会談は30分余りにわたって行われ、中谷大臣は「沖縄の基地負担の軽減はアメリカと協議しながら実現可能なものから着実に実施しており、力を入れているが、一方で政府としては国民の命を守り、暮らしを守るため抑止力を維持するという安全保障上の責務も負っている」と述べました。
その上で中谷大臣は普天間基地の移設計画について、「市街地の真ん中にあり、住宅や学校が近接している普天間基地の危険性の除去は大変重要な問題だ。
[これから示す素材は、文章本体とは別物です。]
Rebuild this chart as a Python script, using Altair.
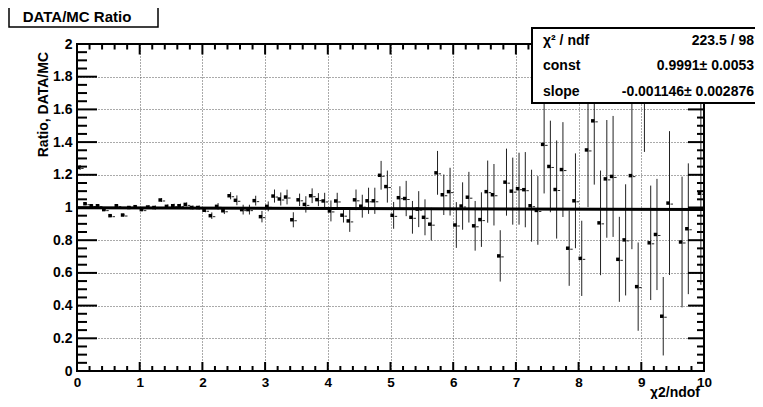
import altair as alt
import pandas as pd

# ---------------- data ----------------
bin_centers = [round(0.05 + 0.1 * i, 2) for i in range(100)]

ratio = [
    1.245, 1.023, 1.011, 1.011, 0.987, 0.950, 1.011, 0.954, 1.000, 1.005,
    0.987, 1.003, 1.000, 1.046, 1.007, 1.011, 1.011, 1.019, 1.000, 1.000,
    0.983, 0.950, 1.007, 0.980, 1.072, 1.044, 0.987, 0.987, 1.042, 0.944,
    1.007, 1.070, 1.052, 1.064, 0.925, 1.047, 1.019, 1.072, 1.048, 1.040,
    0.979, 1.040, 0.953, 0.918, 1.047, 1.008, 1.041, 1.041, 1.197, 1.128,
    0.952, 1.060, 1.055, 0.940, 0.990, 0.940, 0.898, 1.212, 1.078, 1.097,
    0.893, 1.009, 1.063, 0.888, 0.926, 1.097, 1.078, 0.704, 1.155, 1.100,
    1.115, 1.109, 1.011, 0.982, 1.386, 1.251, 1.110, 1.232, 0.751, 1.041,
    0.689, 1.352, 1.530, 0.906, 1.175, 1.190, 0.683, 0.802, 1.195, 0.516,
    1.750, 0.784, 0.835, 0.335, 1.027, None, 0.789, 0.870, None, 1.087,
]

errors = [
    0.015, 0.008, 0.008, 0.008, 0.008, 0.008, 0.008, 0.008, 0.008, 0.008,
    0.008, 0.012, 0.012, 0.012, 0.012, 0.012, 0.012, 0.012, 0.012, 0.012,
    0.012, 0.020, 0.020, 0.020, 0.022, 0.030, 0.030, 0.030, 0.030, 0.035,
    0.030, 0.040, 0.040, 0.045, 0.046, 0.038, 0.050, 0.045, 0.040, 0.050,
    0.064, 0.050, 0.045, 0.067, 0.063, 0.070, 0.080, 0.080, 0.088, 0.098,
    0.082, 0.070, 0.108, 0.100, 0.110, 0.110, 0.100, 0.134, 0.124, 0.146,
    0.140, 0.145, 0.155, 0.152, 0.167, 0.190, 0.188, 0.157, 0.205, 0.205,
    0.220, 0.230, 0.220, 0.210, 0.300, 0.280, 0.300, 0.290, 0.230, 0.290,
    0.230, 0.350, 0.390, 0.320, 0.360, 0.370, 0.260, 0.340, 0.450, 0.270,
    0.410, 0.350, 0.340, 0.240, 0.440, None, 0.400, 0.400, None, 0.560,
]

fit_const = 0.9991
fit_slope = -0.001146

x_major = [0, 1, 2, 3, 4, 5, 6, 7, 8, 9, 10]
x_minor = [round(0.2 * i, 1) for i in range(51) if i % 5]
y_major = [round(0.2 * i, 1) for i in range(11)]
y_minor = [round(0.05 * i, 2) for i in range(41) if i % 4]

title_text = "DATA/MC Ratio"
x_title = "χ2/ndof"
y_title = "Ratio, DATA/MC"
stats_labels = ["χ² / ndf", "const", "slope"]
stats_values = ["223.5 / 98", "0.9991± 0.0053", "-0.001146± 0.002876"]

# ---------------- build ----------------
FONT = "Liberation Sans"
W, H = 627, 327

df = pd.DataFrame({"x": bin_centers, "ratio": ratio, "err": errors}).dropna()
df["lo"] = df["ratio"] - df["err"]
df["hi"] = df["ratio"] + df["err"]

fit_df = pd.DataFrame({"x": [0.0, 10.0]})
fit_df["y"] = fit_const + fit_slope * fit_df["x"]

one = pd.DataFrame({"a": [0]})

xs = alt.Scale(domain=[0, 10], nice=False, zero=False)
ys = alt.Scale(domain=[0, 2], nice=False, zero=False)

x_axis = alt.Axis(values=x_major, grid=True, gridDash=[1, 2], gridColor="#555",
                  gridWidth=1, ticks=False, tickSize=0, domain=False,
                  labelFont=FONT, labelFontWeight="bold", labelFontSize=13.5,
                  labelColor="black", labelPadding=4, labelFlush=False,
                  format="d", title=None)
y_axis = alt.Axis(values=y_major, grid=True, gridDash=[1, 2], gridColor="#555",
                  gridWidth=1, ticks=False, tickSize=0, domain=False,
                  labelFont=FONT, labelFontWeight="bold", labelFontSize=14,
                  labelColor="black", labelPadding=5, labelFlush=False,
                  format=".1~f", title=None)


def X(field):
    return alt.X(field, scale=xs, axis=x_axis)


def Y(field):
    return alt.Y(field, scale=ys, axis=y_axis)


errbars = alt.Chart(df).mark_rule(color="#222", strokeWidth=1, clip=True).encode(
    x=X("x:Q"), y=Y("lo:Q"), y2="hi:Q",
)

markers = alt.Chart(df).mark_square(size=12, color="black", opacity=1,
                                    xOffset=-1.5, clip=True).encode(
    x=X("x:Q"), y=Y("ratio:Q"),
)

dashes = alt.Chart(df).mark_rule(color="#222", strokeWidth=1, xOffset=1,
                                 x2Offset=3.5, yOffset=1, clip=True).encode(
    x=X("x:Q"), x2="x:Q", y=Y("ratio:Q"),
)

fit_line = alt.Chart(fit_df).mark_line(color="black", strokeWidth=3).encode(
    x=X("x:Q"), y=Y("y:Q"),
)

frame = alt.Chart(one).mark_rect(fillOpacity=0, stroke="black", strokeWidth=2).encode(
    x=alt.value(0), x2=alt.value(W), y=alt.value(0), y2=alt.value(H)
)


def xticks(vals, y0, y1):
    return alt.Chart(pd.DataFrame({"v": vals})).mark_rule(color="black", strokeWidth=2).encode(
        x=X("v:Q"), y=alt.value(y0), y2=alt.value(y1)
    )


def yticks(vals, x0, x1):
    return alt.Chart(pd.DataFrame({"v": vals})).mark_rule(color="black", strokeWidth=2).encode(
        y=Y("v:Q"), x=alt.value(x0), x2=alt.value(x1)
    )


ticks = [
    xticks(x_major, H, H - 9), xticks(x_minor, H, H - 5),
    xticks(x_major, 0, 10.5), xticks(x_minor, 0, 5.5),
    yticks(y_major, 0, 20), yticks(y_minor, 0, 10),
    yticks(y_major, W, W - 16), yticks(y_minor, W, W - 7),
]

stats_box = alt.Chart(one).mark_rect(fill="white", stroke="black", strokeWidth=2).encode(
    x=alt.value(455), x2=alt.value(760), y=alt.value(-16), y2=alt.value(59)
)

stats_texts = []
row_y = [1, 26, 52]
for lab, val, yy in zip(stats_labels, stats_values, row_y):
    stats_texts.append(alt.Chart(one).mark_text(
        text=lab, font=FONT, fontWeight="bold", fontSize=14, align="left",
        baseline="alphabetic", color="black").encode(x=alt.value(466), y=alt.value(yy)))
    stats_texts.append(alt.Chart(one).mark_text(
        text=val, font=FONT, fontWeight="bold", fontSize=14, align="right",
        baseline="alphabetic", color="black").encode(x=alt.value(677), y=alt.value(yy)))

title_box = alt.Chart(one).mark_rect(fill="white", stroke="black", strokeWidth=1.5).encode(
    x=alt.value(-68), x2=alt.value(81), y=alt.value(-39), y2=alt.value(-17)
)
title_txt = alt.Chart(one).mark_text(
    text=title_text, font=FONT, fontWeight="bold", fontSize=15, align="left",
    baseline="middle", color="black").encode(x=alt.value(-54.3), y=alt.value(-27.5))

ytitle = alt.Chart(one).mark_text(
    text=y_title, font=FONT, fontWeight="bold", fontSize=14, align="right",
    baseline="alphabetic", angle=270, color="black").encode(x=alt.value(-29), y=alt.value(8))

xtitle = alt.Chart(one).mark_text(
    text=x_title, font=FONT, fontWeight="bold", fontSize=14, align="right",
    baseline="alphabetic", color="black").encode(x=alt.value(623), y=alt.value(353))

chart = alt.layer(
    errbars, markers, dashes, fit_line, frame, *ticks,
    stats_box, *stats_texts, title_box, title_txt, ytitle, xtitle
).properties(
    width=W, height=H,
    padding={"left": 69, "top": 36, "right": 51, "bottom": 28},
    autosize=alt.AutoSizeParams(type="none"),
    background="white",
).configure_view(stroke=None)

chart.save("out.html", embed_options={"renderer": "svg", "actions": False})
どう考えても、辺野古へ移設するのが唯一の解決策と確信しており、一日も早い返還に向けて全力で移設を進めていきたい」と述べ、日米同盟の抑止力の維持と普天間基地の危険性の除去を両立させるための唯一の解決策だと理解を求めました。
これに対し、翁長知事は「辺野古への移設が唯一の解決策だと日米両政府が固執するのは日米安保体制に大きな禍根を残す。防衛大臣の説明でも納得できない」と述べました。
その上で翁長知事は「辺野古に基地を建設するのは不可能であり、沖縄県として絶対に反対していきたい。地元の理解を得ることがないまま、計画が頓挫しても、すべて政府の責任だ。かたくなな固定観念から脱して、計画の中止を決断し、話し合いを継続してもらいたい」と述べて計画を断念するよう求め、会談は平行線に終わりました。
この問題を巡っては、先月の日米首脳会談で安倍総理大臣が移設の実現が唯一の解決策だという考えを示したことに翁長知事が反発しており、中谷大臣の今回の沖縄訪問には、政府として沖縄県側と粘り強く対話を続けていく姿勢を示すねらいがあるものとみられます。
防衛相「協議継続で一致は有意義」
中谷防衛大臣は会談のあと、記者団に対し、「お互いの立場は違うが、協議を行うことは大事なことで、今回、翁長知事の考えや意見を聞き、今後も協議を続けていくことでは一致したので、非常に有意義だった。きょう聞いた知事の考えを政府に持ち帰って検討したい」と述べました。
そのうえで、記者団が「ことし夏にも辺野古の埋め立て工事を始めるというスケジュールは変更しないのか」と質問したのに対し、中谷大臣は「政府としては1日も早く、普天間基地を移設するため、手順に従って作業を実施したい」と述べ、夏にも埋め立て工事を始めたいという考えを重ねて示しました。
沖縄知事「考え方を変えてもらいたい」
翁長知事は会談のあとの記者会見で、中谷大臣が「辺野古への移設が唯一の解決策と確信している」と述べたことについて、「この固定的な観念が変わらないのは、辺野古に基地が建設できると思っているからであり、これが私たちとの認識の大きな違いではないか。県民が一致結束してあらゆる手段を講じた場合には基地はできないと確信している。政府には考え方を変えてもらいたい」と述べました。
そのうえで翁長知事は、記者団が「政府が埋め立て工事を開始したいとしている夏までに、どのような手を打つのか」と質問したのに対し、「節目節目は毎月ある。そのつどそのつど、行政ができる手段をやっていきたい」と述べ、あらゆる手法を使って計画を阻止する考えを改めて示しました。
さらに翁長知事は早期に実現したいとしているアメリカ・ワシントンの訪問の時期について、「90%以上の確率で5月末を前提にしているが、向こうの政治情勢もある。来週初めぐらいまでには決めないといけない」と述べました。